Objective ::
Retype every line from the start of the data down to and including the line with "2.24, 2.20, 2.17]". Skip the pictures.

══ Dataset extract

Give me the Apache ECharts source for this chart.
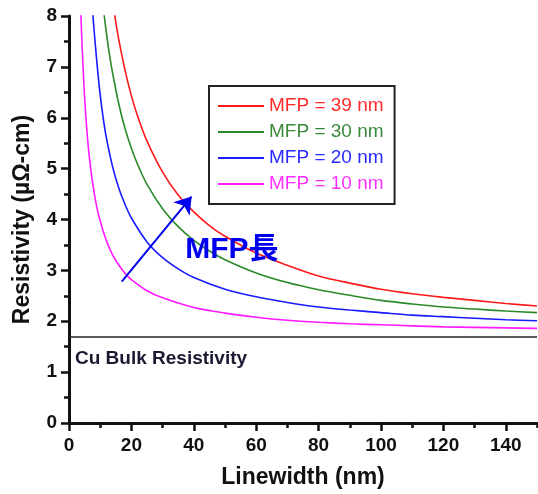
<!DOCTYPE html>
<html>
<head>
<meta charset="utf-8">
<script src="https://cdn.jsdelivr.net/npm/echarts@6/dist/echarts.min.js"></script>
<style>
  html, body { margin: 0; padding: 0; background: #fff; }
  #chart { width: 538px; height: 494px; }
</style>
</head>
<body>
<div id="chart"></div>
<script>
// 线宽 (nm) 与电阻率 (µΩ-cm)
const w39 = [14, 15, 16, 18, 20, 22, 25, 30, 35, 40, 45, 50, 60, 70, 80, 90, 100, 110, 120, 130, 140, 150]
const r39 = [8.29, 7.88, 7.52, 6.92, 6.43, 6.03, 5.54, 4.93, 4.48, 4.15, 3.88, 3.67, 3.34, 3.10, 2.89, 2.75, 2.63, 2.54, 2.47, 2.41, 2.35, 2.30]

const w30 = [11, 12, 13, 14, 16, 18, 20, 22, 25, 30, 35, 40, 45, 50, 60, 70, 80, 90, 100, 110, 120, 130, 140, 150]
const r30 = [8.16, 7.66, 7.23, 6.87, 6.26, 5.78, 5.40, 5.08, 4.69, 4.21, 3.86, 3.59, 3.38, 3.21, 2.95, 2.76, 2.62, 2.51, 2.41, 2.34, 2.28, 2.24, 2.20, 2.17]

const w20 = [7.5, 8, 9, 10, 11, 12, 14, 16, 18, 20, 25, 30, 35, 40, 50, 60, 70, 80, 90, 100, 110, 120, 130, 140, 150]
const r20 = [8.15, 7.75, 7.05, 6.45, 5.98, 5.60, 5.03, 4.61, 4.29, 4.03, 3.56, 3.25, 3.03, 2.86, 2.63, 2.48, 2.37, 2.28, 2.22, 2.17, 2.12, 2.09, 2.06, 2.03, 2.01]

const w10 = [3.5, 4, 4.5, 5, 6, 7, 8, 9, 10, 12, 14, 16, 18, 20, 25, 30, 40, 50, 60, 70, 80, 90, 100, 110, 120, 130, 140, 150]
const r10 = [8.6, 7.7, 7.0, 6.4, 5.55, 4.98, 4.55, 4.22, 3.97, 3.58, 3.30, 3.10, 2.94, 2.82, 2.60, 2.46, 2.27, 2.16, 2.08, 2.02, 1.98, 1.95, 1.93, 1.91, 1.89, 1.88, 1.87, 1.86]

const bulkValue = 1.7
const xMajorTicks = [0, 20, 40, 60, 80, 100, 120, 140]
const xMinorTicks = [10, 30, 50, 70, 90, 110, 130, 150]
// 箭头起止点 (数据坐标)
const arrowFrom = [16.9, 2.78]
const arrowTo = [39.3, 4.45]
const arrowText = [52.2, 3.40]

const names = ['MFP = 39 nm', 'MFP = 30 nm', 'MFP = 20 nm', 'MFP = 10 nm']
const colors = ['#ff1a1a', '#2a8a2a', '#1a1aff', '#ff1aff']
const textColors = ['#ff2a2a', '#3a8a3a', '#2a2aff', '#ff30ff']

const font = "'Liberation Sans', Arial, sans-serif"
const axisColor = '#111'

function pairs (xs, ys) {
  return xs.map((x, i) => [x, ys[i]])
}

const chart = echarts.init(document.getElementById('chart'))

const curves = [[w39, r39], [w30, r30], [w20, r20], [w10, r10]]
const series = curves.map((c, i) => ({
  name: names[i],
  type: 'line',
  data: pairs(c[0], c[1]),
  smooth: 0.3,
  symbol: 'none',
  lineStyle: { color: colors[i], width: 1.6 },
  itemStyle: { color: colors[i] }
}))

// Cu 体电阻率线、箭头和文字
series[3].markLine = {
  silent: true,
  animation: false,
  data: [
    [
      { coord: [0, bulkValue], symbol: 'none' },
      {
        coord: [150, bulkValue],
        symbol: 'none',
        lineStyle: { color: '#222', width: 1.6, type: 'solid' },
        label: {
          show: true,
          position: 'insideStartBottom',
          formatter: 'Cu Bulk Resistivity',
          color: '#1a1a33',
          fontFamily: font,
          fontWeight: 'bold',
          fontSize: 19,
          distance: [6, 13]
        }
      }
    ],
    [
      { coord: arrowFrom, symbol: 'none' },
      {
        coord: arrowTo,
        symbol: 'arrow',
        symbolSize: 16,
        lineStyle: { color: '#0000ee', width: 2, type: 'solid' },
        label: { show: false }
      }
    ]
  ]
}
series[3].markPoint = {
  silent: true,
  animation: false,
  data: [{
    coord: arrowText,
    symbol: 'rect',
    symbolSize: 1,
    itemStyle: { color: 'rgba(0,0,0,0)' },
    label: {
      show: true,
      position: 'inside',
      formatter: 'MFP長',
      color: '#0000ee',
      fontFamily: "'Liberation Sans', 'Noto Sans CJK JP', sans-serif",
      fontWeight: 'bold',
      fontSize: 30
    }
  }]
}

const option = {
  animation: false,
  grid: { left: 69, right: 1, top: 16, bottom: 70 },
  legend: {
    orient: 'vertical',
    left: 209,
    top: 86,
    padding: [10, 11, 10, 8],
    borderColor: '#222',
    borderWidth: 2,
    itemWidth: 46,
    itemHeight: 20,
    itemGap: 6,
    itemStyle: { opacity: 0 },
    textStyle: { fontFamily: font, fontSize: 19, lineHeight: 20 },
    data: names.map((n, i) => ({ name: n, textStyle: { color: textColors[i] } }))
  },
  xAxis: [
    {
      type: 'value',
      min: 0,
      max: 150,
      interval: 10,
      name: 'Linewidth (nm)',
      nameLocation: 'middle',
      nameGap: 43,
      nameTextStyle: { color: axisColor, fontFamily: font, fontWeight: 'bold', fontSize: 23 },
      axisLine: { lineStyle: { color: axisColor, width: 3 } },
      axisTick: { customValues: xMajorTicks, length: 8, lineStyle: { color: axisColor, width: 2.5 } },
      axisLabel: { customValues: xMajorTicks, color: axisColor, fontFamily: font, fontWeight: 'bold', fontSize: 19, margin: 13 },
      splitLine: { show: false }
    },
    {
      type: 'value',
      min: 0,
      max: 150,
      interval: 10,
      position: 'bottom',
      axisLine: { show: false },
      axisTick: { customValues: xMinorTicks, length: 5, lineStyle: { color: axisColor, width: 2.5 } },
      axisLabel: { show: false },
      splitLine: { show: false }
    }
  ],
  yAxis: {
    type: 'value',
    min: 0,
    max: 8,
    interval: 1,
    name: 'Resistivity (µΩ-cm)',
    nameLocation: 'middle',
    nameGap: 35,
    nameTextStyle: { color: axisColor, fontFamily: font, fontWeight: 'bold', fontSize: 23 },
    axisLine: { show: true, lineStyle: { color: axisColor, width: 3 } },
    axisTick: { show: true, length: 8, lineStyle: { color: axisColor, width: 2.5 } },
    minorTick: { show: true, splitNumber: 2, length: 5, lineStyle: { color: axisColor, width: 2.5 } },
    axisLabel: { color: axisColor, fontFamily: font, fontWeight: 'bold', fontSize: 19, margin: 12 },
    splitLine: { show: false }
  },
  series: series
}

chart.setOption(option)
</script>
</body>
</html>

════

The response ::
Give me the Apache ECharts source for this chart.
<!DOCTYPE html>
<html>
<head>
<meta charset="utf-8">
<script src="https://cdn.jsdelivr.net/npm/echarts@6/dist/echarts.min.js"></script>
<style>
  html, body { margin: 0; padding: 0; background: #fff; }
  #chart { width: 538px; height: 494px; }
</style>
</head>
<body>
<div id="chart"></div>
<script>
// 线宽 (nm) 与电阻率 (µΩ-cm)
const w39 = [14, 15, 16, 18, 20, 22, 25, 30, 35, 40, 45, 50, 60, 70, 80, 90, 100, 110, 120, 130, 140, 150]
const r39 = [8.29, 7.88, 7.52, 6.92, 6.43, 6.03, 5.54, 4.93, 4.48, 4.15, 3.88, 3.67, 3.34, 3.10, 2.89, 2.75, 2.63, 2.54, 2.47, 2.41, 2.35, 2.30]

const w30 = [11, 12, 13, 14, 16, 18, 20, 22, 25, 30, 35, 40, 45, 50, 60, 70, 80, 90, 100, 110, 120, 130, 140, 150]
const r30 = [8.16, 7.66, 7.23, 6.87, 6.26, 5.78, 5.40, 5.08, 4.69, 4.21, 3.86, 3.59, 3.38, 3.21, 2.95, 2.76, 2.62, 2.51, 2.41, 2.34, 2.28, 2.24, 2.20, 2.17]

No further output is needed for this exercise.